C’est au regard du contexte agité du IIe siècle ap J.C. que brusquement nous ne possédons plus aucune trace de la IXe légion Hispana. Plusieurs explications ont été fournies : la plus admise jusqu’à récemment est l’hypothèse (ou la légende) de sa disparition complète loin au Nord en Calédonie avant que ne soit construit le mur d’Hadrien en 122. Mais aujourd’hui d’autres historiens mettent en avant certains indices de la présence de cette légion aux Pays-Bas actuels, ou même en Orient lors d’une révolte en Judée. Cette absence de consensus entre historiens laisse donc le champ libre à la créativité des auteurs de Caledonia pour y donner leur version de la disparition de cette légion en faisant appel au fantastique.
Comme nous l’avons mentionné plus haut, ce thème de la disparition de la IXe Légion a inspiré trois péplums : La Dernière légion, film britannico-italo-franco-tunisien réalisé par Doug Lefler, sorti en 2007 ; Centurion, œuvre britannique réalisée par Neil Marshall sortie en 2010 et L’Aigle de la Neuvième Légion (The Eagle) film britannico-américain réalisé par Kevin Macdonald, sorti en 2011.
C’est donc dans les deux premiers siècle de notre ère que l’Empire romain atteint ses limites territoriales dans sa progression vers le Nord.
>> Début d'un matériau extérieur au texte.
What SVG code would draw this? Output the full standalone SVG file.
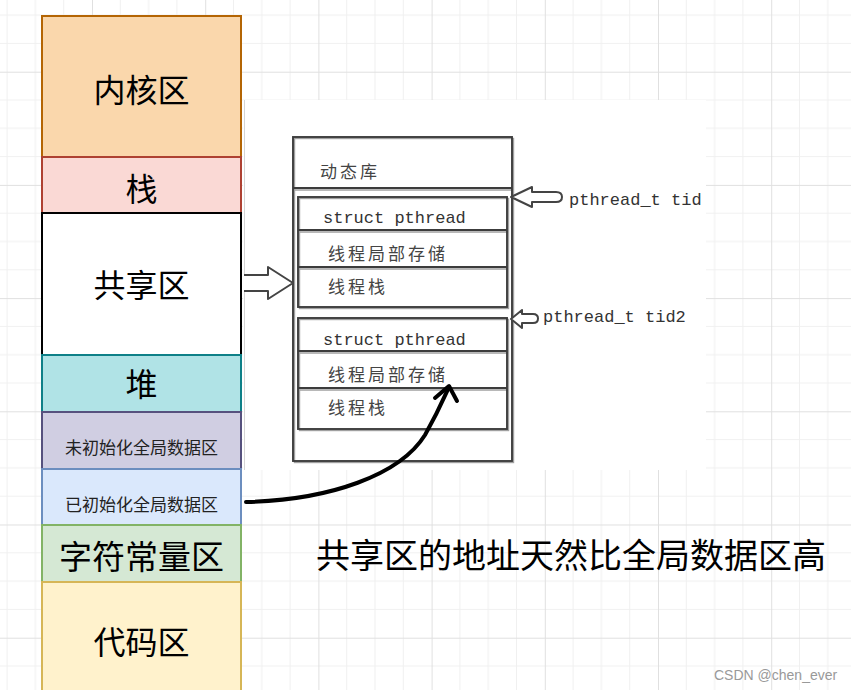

Avant d’être bloqué comme ici en Caledonia, il l’avait été un siècle auparavant en Germanie du nord, sous le règne d’Auguste en 9 ap. J.C avec l’anéantissement des légions de Varus *.
Au début de ce premier album du triptyque Caledonia de Corbeyran et Despujol, on pourrait croire que nous avons là une simple fiction historique de bonne facture : on admirera la qualité du graphisme et sa précision documentaire. Mais avec la séquence de l’attaque du camp romain par des animaux terrifiants et encore plus avec la surprise finale, des éléments de fantastique viennent se mêler à cette reconstitution historique. Il nous faudra donc attendre les tomes suivants pour savoir quelle va être la tonalité dominante de l’ensemble de cet opus et si ce mélange des genres donnera de bons résultats.
* : C’est dans le contexte historique de cette défaite romaine, que se déroulent les opus suivants : d’abord ceux d’Enrico Marini, Les Aigles de Rome, livres III à V (2011 et 2016), puis celui de Valérie Mangin et Thierry Démarez, Alix senator 14, Le serment d’Arminius (2023).
Caledonia T1 La IXe Légion. Eric Corbeyran (scénario). Emmanuel Despujol (dessin et couleurs). Soleil. 56 pages. 15,50 euros.